◆ **Input rows**
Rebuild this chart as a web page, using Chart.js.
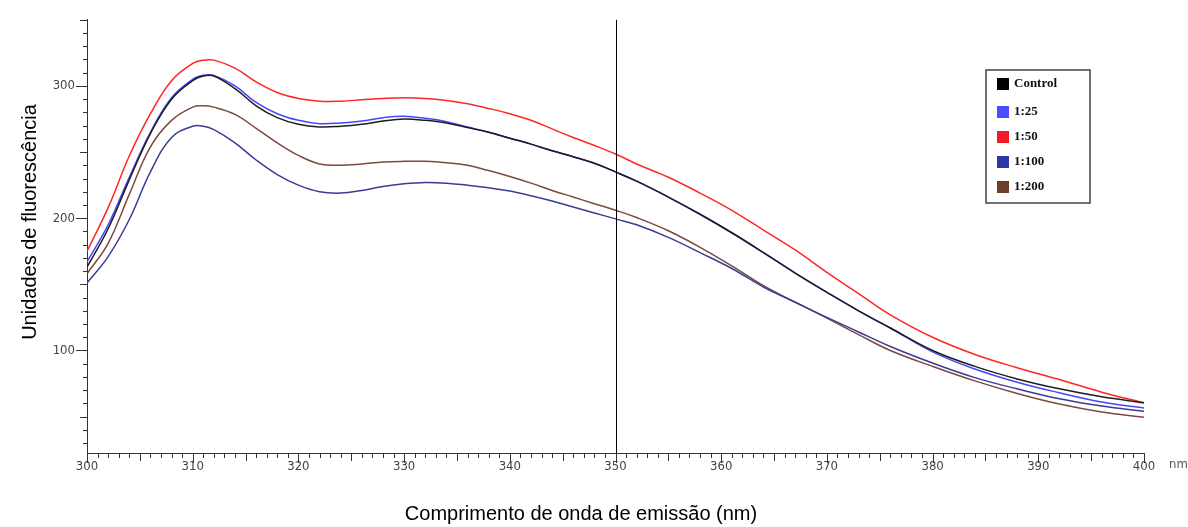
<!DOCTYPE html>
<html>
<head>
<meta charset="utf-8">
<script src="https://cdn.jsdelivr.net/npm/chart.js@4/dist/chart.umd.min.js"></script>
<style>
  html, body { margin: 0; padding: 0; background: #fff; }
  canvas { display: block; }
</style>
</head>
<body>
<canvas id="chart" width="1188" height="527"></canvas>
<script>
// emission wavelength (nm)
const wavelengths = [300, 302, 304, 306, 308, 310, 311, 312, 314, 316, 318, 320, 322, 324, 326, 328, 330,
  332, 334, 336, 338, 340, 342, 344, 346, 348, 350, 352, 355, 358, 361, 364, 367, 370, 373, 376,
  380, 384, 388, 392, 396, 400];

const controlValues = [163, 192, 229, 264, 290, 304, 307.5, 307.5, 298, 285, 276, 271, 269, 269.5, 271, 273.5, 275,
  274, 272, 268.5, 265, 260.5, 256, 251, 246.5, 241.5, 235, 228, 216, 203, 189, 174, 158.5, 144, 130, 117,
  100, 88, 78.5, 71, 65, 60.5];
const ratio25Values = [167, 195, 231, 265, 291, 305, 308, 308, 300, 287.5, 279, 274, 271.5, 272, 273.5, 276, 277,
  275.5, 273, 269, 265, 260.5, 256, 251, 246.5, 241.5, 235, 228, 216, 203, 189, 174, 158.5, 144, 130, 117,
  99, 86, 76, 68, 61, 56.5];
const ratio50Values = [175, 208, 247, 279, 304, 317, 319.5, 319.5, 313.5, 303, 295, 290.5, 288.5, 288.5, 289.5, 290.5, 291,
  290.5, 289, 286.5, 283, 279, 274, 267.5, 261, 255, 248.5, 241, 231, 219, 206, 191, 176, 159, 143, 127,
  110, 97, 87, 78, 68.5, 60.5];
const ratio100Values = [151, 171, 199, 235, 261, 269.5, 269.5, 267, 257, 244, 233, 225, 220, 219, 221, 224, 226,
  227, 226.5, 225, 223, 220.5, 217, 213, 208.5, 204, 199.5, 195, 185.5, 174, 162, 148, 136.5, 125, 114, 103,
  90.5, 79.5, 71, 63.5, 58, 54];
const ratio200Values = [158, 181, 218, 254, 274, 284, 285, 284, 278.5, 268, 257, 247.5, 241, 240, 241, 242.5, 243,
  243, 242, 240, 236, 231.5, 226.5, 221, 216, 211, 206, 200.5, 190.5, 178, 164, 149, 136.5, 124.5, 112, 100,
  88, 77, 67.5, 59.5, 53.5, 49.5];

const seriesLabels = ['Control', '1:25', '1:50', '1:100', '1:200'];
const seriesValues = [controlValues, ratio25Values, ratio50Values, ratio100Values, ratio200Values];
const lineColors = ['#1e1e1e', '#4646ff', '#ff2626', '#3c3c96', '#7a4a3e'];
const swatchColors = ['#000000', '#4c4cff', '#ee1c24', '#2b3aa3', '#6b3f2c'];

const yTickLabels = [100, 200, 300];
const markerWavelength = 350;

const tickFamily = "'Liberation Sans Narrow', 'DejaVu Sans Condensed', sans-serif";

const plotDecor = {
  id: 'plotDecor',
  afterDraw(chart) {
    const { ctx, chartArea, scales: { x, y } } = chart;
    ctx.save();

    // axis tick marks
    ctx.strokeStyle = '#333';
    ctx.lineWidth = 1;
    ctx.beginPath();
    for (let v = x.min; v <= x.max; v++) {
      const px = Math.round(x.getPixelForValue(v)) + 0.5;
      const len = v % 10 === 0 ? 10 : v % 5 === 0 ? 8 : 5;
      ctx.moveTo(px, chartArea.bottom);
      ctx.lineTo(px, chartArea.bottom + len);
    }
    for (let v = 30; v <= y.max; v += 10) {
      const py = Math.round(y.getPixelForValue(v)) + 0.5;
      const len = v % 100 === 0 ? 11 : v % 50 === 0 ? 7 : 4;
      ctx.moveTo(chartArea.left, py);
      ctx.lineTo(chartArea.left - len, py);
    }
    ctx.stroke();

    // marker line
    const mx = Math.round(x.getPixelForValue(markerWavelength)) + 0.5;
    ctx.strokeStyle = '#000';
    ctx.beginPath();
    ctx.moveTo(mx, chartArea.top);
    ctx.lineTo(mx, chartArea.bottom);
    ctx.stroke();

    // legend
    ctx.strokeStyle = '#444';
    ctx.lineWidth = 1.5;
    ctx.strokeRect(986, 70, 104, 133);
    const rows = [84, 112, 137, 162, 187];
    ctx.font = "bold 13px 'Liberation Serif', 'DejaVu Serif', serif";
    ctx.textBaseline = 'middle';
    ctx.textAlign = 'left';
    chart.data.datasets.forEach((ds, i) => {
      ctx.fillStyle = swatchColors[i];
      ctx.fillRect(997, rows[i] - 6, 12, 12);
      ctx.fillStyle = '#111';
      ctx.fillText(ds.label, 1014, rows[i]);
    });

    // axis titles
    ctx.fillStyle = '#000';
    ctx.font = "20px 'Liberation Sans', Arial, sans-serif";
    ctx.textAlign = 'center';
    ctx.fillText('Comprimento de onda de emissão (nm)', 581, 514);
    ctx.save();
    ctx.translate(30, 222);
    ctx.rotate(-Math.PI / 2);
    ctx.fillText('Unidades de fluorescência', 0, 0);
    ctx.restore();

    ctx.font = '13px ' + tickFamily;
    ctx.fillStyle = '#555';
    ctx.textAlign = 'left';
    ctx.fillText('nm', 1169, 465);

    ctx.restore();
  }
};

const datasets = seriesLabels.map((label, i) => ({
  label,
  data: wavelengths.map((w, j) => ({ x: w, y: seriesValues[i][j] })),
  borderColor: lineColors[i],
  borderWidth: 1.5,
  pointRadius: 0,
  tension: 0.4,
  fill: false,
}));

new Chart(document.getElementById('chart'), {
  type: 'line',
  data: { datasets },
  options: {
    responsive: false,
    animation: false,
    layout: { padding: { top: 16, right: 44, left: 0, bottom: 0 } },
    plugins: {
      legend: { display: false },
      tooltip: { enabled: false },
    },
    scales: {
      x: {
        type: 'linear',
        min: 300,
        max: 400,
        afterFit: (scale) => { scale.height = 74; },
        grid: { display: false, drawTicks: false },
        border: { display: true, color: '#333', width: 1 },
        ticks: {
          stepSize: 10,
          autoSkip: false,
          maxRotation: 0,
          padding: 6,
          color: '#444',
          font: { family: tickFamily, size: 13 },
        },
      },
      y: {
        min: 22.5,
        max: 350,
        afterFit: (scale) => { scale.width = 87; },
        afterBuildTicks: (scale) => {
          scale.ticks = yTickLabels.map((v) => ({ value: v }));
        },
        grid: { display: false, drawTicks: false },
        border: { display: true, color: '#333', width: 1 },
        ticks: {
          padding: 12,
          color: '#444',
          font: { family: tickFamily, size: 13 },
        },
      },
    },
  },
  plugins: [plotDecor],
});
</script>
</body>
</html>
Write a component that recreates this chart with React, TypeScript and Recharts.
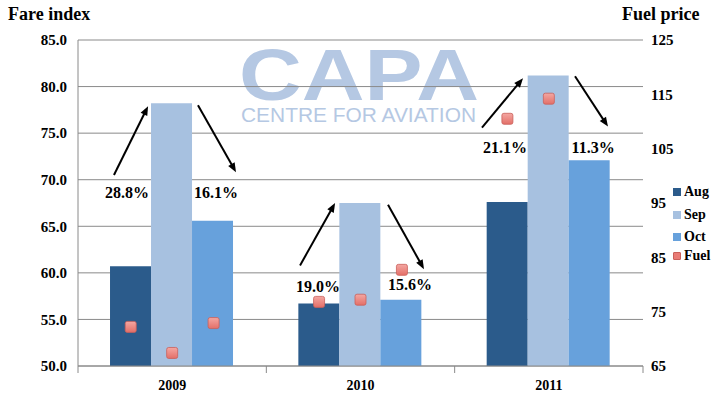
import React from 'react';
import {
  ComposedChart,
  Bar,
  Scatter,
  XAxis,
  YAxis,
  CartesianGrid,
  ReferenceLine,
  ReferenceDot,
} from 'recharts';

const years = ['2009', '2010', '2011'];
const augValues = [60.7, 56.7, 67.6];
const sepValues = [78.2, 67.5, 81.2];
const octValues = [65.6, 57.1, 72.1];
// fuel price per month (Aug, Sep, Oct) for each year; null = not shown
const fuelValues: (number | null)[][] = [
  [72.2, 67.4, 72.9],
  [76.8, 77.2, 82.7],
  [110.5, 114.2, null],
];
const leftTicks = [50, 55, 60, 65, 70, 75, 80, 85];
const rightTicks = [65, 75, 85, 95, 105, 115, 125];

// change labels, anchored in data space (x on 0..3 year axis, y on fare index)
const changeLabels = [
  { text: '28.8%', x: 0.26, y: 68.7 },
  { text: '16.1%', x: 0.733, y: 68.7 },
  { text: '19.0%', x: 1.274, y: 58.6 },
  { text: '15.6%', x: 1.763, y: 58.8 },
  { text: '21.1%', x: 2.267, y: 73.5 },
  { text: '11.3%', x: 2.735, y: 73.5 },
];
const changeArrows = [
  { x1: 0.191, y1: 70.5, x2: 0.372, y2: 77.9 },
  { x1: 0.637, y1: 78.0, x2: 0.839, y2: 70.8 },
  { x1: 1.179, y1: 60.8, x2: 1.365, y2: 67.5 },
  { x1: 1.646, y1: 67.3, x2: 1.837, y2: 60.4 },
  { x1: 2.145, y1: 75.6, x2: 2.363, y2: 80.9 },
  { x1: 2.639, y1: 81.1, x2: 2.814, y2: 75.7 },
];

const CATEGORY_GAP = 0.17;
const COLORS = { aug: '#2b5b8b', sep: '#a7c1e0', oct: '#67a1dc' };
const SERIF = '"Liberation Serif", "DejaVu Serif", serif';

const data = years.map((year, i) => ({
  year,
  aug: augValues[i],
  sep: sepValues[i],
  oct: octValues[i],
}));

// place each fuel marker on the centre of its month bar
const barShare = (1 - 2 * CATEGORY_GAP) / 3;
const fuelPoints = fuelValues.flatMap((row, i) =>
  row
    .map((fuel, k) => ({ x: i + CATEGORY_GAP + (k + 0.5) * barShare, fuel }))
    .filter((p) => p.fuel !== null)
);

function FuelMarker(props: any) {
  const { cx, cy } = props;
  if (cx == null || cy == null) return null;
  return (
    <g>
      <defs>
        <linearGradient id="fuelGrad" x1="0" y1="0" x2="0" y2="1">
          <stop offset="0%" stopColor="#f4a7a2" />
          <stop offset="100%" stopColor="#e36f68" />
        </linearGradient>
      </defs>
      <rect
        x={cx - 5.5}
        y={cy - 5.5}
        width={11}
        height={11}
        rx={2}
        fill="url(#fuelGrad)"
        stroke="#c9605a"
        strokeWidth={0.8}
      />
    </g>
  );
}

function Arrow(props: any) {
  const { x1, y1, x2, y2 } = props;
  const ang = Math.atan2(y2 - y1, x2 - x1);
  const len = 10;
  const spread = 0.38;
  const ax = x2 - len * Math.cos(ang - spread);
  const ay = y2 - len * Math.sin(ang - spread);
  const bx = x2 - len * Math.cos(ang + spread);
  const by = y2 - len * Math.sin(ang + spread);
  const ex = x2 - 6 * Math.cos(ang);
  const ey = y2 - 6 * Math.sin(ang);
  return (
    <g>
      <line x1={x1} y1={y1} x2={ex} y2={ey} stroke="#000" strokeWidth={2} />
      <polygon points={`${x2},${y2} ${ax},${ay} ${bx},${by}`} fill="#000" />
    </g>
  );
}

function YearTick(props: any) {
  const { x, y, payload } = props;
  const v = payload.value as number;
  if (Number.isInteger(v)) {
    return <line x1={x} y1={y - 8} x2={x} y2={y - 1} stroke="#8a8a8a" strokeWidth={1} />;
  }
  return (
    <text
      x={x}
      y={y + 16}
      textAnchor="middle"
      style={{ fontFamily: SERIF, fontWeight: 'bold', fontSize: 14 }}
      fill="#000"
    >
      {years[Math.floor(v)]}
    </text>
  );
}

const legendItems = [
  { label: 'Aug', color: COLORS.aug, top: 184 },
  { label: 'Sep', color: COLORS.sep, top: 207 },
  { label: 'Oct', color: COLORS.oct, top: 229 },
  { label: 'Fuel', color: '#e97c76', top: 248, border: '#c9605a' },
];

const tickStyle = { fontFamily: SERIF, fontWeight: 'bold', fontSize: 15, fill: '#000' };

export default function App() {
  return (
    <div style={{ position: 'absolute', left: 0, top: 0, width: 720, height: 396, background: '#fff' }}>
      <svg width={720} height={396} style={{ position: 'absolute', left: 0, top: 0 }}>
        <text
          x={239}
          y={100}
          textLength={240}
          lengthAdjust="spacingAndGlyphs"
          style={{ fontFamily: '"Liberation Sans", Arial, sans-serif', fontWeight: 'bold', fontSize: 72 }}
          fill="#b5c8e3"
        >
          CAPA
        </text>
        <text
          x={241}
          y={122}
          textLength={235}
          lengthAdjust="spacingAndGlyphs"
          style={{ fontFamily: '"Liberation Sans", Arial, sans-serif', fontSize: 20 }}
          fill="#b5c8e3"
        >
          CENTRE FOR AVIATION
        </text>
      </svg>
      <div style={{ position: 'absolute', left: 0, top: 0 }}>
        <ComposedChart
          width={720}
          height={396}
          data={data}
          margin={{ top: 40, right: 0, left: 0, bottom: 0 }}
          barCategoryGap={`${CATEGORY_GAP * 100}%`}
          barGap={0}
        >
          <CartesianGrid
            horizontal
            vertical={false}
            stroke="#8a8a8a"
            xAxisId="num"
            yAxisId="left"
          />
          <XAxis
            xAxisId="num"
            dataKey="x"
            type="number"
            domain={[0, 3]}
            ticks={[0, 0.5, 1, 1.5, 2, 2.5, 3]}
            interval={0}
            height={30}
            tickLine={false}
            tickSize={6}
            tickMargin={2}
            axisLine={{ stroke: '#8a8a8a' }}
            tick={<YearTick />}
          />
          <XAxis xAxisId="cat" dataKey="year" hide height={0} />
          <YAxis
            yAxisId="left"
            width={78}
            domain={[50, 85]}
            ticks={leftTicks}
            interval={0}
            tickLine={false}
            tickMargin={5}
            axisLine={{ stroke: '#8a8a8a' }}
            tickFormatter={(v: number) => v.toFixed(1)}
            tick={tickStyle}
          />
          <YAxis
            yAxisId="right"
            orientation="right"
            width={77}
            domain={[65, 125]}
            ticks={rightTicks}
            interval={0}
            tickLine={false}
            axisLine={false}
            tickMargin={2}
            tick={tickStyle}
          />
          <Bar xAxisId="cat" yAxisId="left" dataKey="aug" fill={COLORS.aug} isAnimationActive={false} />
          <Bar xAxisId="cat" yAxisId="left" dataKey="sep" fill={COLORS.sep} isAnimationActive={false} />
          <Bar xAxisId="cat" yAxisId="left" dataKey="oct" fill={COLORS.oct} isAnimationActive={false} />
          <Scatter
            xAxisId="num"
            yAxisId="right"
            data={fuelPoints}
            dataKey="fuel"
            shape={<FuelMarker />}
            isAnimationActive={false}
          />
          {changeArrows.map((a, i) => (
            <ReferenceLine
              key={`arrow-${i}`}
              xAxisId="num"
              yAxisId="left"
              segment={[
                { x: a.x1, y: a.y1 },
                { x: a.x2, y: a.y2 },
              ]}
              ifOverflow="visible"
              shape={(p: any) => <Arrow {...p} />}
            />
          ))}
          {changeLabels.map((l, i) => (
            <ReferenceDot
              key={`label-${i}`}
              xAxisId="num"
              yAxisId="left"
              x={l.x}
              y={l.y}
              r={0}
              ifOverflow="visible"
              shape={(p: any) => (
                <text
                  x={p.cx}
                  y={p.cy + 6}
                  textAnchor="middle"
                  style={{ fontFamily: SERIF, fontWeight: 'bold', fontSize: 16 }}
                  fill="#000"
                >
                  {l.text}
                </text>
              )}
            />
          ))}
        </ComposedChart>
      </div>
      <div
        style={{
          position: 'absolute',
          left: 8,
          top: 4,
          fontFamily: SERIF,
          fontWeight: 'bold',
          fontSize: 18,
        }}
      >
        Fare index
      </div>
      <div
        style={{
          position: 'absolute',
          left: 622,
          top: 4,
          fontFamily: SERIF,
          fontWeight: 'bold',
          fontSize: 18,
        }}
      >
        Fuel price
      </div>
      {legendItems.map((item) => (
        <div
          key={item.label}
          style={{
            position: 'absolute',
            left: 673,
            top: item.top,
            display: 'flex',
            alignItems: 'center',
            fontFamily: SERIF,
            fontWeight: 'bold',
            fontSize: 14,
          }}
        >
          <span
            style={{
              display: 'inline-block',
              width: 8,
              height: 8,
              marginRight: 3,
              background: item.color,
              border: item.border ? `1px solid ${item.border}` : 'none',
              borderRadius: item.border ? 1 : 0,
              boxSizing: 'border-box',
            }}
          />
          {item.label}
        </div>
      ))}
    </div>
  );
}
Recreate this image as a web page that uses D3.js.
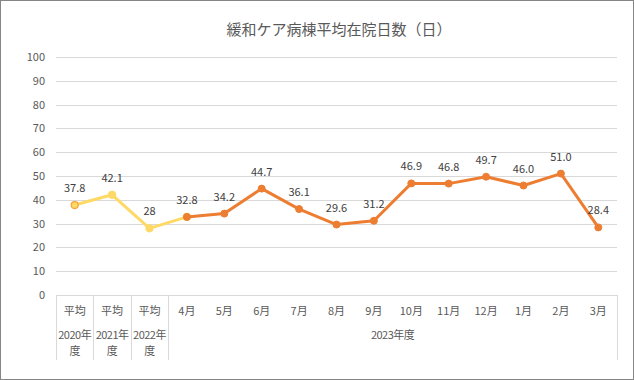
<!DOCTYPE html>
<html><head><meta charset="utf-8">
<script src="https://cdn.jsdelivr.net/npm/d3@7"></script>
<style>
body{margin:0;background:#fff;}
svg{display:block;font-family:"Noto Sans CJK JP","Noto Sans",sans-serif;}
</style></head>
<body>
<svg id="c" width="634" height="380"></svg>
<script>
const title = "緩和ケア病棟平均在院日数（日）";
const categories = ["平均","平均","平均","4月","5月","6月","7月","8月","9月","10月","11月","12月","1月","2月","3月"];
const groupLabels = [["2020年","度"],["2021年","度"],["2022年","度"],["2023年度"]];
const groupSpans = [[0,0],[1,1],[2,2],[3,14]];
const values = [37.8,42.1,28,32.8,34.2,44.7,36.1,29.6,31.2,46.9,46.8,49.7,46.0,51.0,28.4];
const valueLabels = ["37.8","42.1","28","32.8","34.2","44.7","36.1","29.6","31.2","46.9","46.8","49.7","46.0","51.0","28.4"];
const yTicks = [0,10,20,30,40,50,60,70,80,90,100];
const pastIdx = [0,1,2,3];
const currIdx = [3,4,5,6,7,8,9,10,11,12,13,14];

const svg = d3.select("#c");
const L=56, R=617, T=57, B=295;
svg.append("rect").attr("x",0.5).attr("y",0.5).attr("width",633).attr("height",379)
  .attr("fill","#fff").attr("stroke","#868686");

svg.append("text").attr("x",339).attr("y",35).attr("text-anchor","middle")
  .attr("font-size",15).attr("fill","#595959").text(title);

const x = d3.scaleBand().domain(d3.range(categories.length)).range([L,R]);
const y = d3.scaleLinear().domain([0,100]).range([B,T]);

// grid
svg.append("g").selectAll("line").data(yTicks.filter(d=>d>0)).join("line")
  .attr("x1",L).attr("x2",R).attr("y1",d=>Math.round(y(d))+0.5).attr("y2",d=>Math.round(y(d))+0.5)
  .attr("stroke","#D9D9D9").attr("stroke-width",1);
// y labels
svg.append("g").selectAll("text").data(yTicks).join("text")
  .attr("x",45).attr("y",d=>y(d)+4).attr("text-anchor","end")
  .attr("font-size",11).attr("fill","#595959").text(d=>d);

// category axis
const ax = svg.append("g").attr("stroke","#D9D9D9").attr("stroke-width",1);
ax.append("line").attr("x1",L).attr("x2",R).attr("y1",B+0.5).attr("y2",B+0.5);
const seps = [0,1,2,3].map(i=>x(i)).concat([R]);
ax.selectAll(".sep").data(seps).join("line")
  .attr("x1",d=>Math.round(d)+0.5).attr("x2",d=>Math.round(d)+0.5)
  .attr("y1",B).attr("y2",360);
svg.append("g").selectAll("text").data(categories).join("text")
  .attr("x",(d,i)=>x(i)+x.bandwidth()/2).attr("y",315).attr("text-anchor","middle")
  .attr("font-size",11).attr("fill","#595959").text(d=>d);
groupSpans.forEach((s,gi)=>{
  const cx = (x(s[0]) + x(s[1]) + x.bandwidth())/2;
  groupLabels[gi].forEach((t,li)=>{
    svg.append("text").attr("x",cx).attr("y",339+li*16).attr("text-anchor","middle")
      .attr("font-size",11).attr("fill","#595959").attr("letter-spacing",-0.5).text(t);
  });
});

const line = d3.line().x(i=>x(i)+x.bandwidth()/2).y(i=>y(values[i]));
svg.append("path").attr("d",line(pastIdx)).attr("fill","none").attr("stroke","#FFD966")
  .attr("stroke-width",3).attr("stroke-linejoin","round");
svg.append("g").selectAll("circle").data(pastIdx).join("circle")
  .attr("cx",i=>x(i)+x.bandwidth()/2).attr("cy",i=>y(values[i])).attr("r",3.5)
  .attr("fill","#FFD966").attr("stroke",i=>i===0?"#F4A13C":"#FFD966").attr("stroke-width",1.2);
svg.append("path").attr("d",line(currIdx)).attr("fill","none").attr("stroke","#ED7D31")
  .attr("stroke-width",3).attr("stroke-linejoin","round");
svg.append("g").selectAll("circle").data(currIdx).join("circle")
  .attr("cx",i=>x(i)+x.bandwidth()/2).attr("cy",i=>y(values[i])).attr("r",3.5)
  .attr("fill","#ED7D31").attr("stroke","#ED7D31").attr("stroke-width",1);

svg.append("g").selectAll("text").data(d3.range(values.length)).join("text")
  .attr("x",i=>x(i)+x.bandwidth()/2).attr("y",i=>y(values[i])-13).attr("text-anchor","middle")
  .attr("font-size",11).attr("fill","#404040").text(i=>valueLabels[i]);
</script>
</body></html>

◆ **Stated goal**
Return exactly the lines from the one with "Recreate this image" to the one with "const y = d3.scaleLinear().domain([0,100]).range([B,T]);", both ends kept, and only those. Images are left out.

◆ **Solution to the exercise**
Recreate this image as a web page that uses D3.js.
<!DOCTYPE html>
<html><head><meta charset="utf-8">
<script src="https://cdn.jsdelivr.net/npm/d3@7"></script>
<style>
body{margin:0;background:#fff;}
svg{display:block;font-family:"Noto Sans CJK JP","Noto Sans",sans-serif;}
</style></head>
<body>
<svg id="c" width="634" height="380"></svg>
<script>
const title = "緩和ケア病棟平均在院日数（日）";
const categories = ["平均","平均","平均","4月","5月","6月","7月","8月","9月","10月","11月","12月","1月","2月","3月"];
const groupLabels = [["2020年","度"],["2021年","度"],["2022年","度"],["2023年度"]];
const groupSpans = [[0,0],[1,1],[2,2],[3,14]];
const values = [37.8,42.1,28,32.8,34.2,44.7,36.1,29.6,31.2,46.9,46.8,49.7,46.0,51.0,28.4];
const valueLabels = ["37.8","42.1","28","32.8","34.2","44.7","36.1","29.6","31.2","46.9","46.8","49.7","46.0","51.0","28.4"];
const yTicks = [0,10,20,30,40,50,60,70,80,90,100];
const pastIdx = [0,1,2,3];
const currIdx = [3,4,5,6,7,8,9,10,11,12,13,14];

const svg = d3.select("#c");
const L=56, R=617, T=57, B=295;
svg.append("rect").attr("x",0.5).attr("y",0.5).attr("width",633).attr("height",379)
  .attr("fill","#fff").attr("stroke","#868686");

svg.append("text").attr("x",339).attr("y",35).attr("text-anchor","middle")
  .attr("font-size",15).attr("fill","#595959").text(title);

const x = d3.scaleBand().domain(d3.range(categories.length)).range([L,R]);
const y = d3.scaleLinear().domain([0,100]).range([B,T]);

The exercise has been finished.